Garibaldi s’incline devant le grand Ben


Après le départ du lion d’Orlinski, la Place Garibaldi à Nice attend désormais une œuvre de Ben. Plus qu’une sculpture, un souffle qui interroge la ville et ses habitants, un murmure où l’art et le politique se rencontrent sans éclat, simplement par la beauté et le regard.

Je marche sur Garibaldi et je sens que quelque chose a changé. Les pavés semblent plus clairs, mais le silence laisse une trace. Le lion est parti. Il a rugi un temps, fasciné, agacé, divisé. Et maintenant, il y a ce vide ce temps suspendu où la ville semble retenir son souffle.

Bientôt, Ben sera là. Sa sculpture ne criera pas, elle chuchotera. Elle ne dominera pas, elle invitera. Et dans ce murmure, dans ce geste fragile et puissant à la fois, il y a déjà la ville qui se raconte. Les regards qui se croisent, les pas qui ralentissent, les pensées qui s’éveillent. Tout cela sans qu’un mot ne soit prononcé.

Il y a une politique dans cette attente, mais elle ne s’affiche pas. Elle se glisse dans les interstices : dans le choix d’un artiste qui appartient à tous, dans la manière dont le public est invité à décider ce qu’il voit et ce qu’il ressent, dans ce dialogue silencieux entre l’œuvre et la cité.

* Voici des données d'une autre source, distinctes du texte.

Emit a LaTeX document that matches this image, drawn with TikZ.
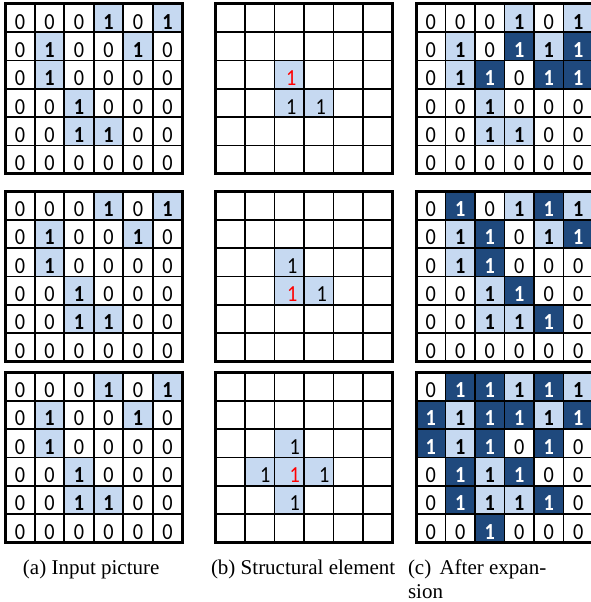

Une politique subtile, presque invisible, qui dit plus que tout ce que l’on pourrait écrire sur des affiches ou dans des discours.

Et moi, je m’arrête. Je respire. Je me laisse toucher par ce que Ben va déposer ici. La sculpture ne sera pas seulement un objet, elle sera un souffle. Un souffle capable de réveiller les souvenirs, d’ouvrir des questions, de faire sentir la ville autrement. Dans ce geste, la beauté et la réflexion se croisent, et le politique devient émotion.

Quand la sculpture se dressera enfin, je sais que Garibaldi sera habitée d’un autre temps. Celui où l’art transforme la ville, où le regard devient acte, où chaque pas devient conscience. Et je sais que je marcherai là encore et encore, à la fois spectatrice et habitante, touchée par ce murmure que seul Ben savait déposer.